Record Web traffic, online ad revenues for Kiplinger
Not everyone suffers as the economy fluctuates. Kiplinger, the personal finance publisher, has seen record online traffic and advertising revenue over the first half of the year.
Kiplinger announced on Thursday that traffic to its website increased by 45 percent from January through July, accounting for 75 million page views. Unique visitors increased 17.3 percent year over year, averaging 1.56 million per month in the first half of 2011. Online advertising revenue increased 58 percent over the same period, compared with the first six months of 2010.
Kiplinger executives attribute the growth to a mix of factors:
- More collaboration among business development, ad sales and editorial. “We decided that in order to make the most revenue possible, we had to look at advertising and business development opportunities collaboratively to do what’s best for the larger revenue stream,” said Wallace Ryland, Kiplinger’s head of digital business development. “And everyone has to be in sync in order for us to produce. The editor is just as important as the writer, who’s just as important as the web developer, who’s just as important as the salesperson.”
- Expanded content offerings. Investments in both content development and content delivery – through social media and, more recently, mobile offerings – are starting to pay off with increased traffic and a wider audience, including younger and female visitors.

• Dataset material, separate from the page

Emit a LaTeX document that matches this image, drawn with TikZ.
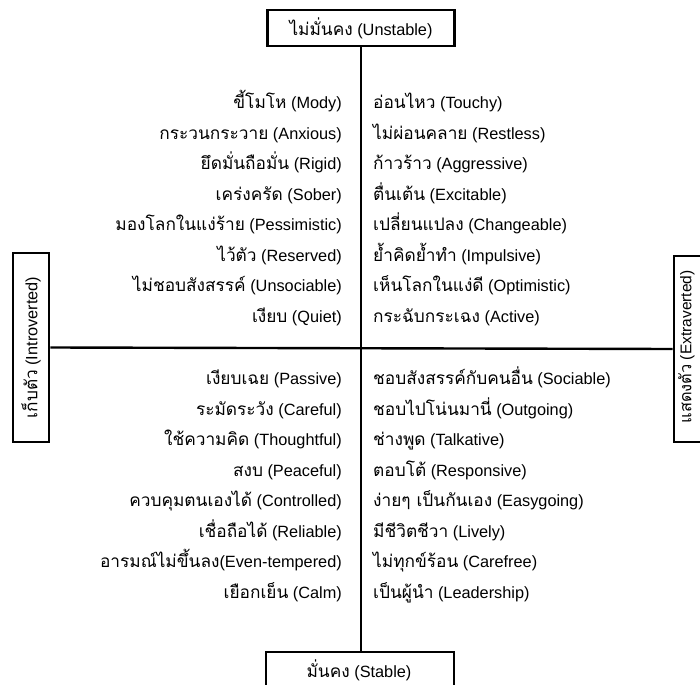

- Better execution by the sales team. Liz Martin, Kiplinger’s national online sales manager, said her team has improved its close rate by 8 percent this year compared to last. “We’re putting together quality RFPs and also improving our ‘waterfall,’ which we use to maximize our CPMs,” she said.
- More effective use of website real estate for advertising and other revenue opportunities. This stems from the collaboration between the ad sales and biz dev teams. “We evaluate each advertising or business development position and work to determine what ad unit or sponsorship offering will bring us the most revenue,” said Martin.
- The introduction of new, premium ad units. Kiplinger has been rolling out some of the large format ad units christened earlier this year by the Interactive Advertising Bureau – and getting premium prices. It charges 50 percent more for a 300x600 unit than a traditional 300x250 unit – but Martin maintains advertisers are getting a bargain because the larger unit has five times the clickthrough rate of other units. “These are sold out consistently,” Martin said. “I wish I had more of them.” The latest addition is a 970-by-90 pushdown unit.
Martin and Ryland are confident the growth can continue. “Online is growing so quickly, there are many more opportunities for growth,” said Martin. Ryland pointed to Kiplinger’s nascent mobile offerings as a largely untapped growth area.
“We want to make sure we’re delivering content to readers the way they want it,” said Ryland. “As we develop more mobile-specific content, we expect it will really take off.”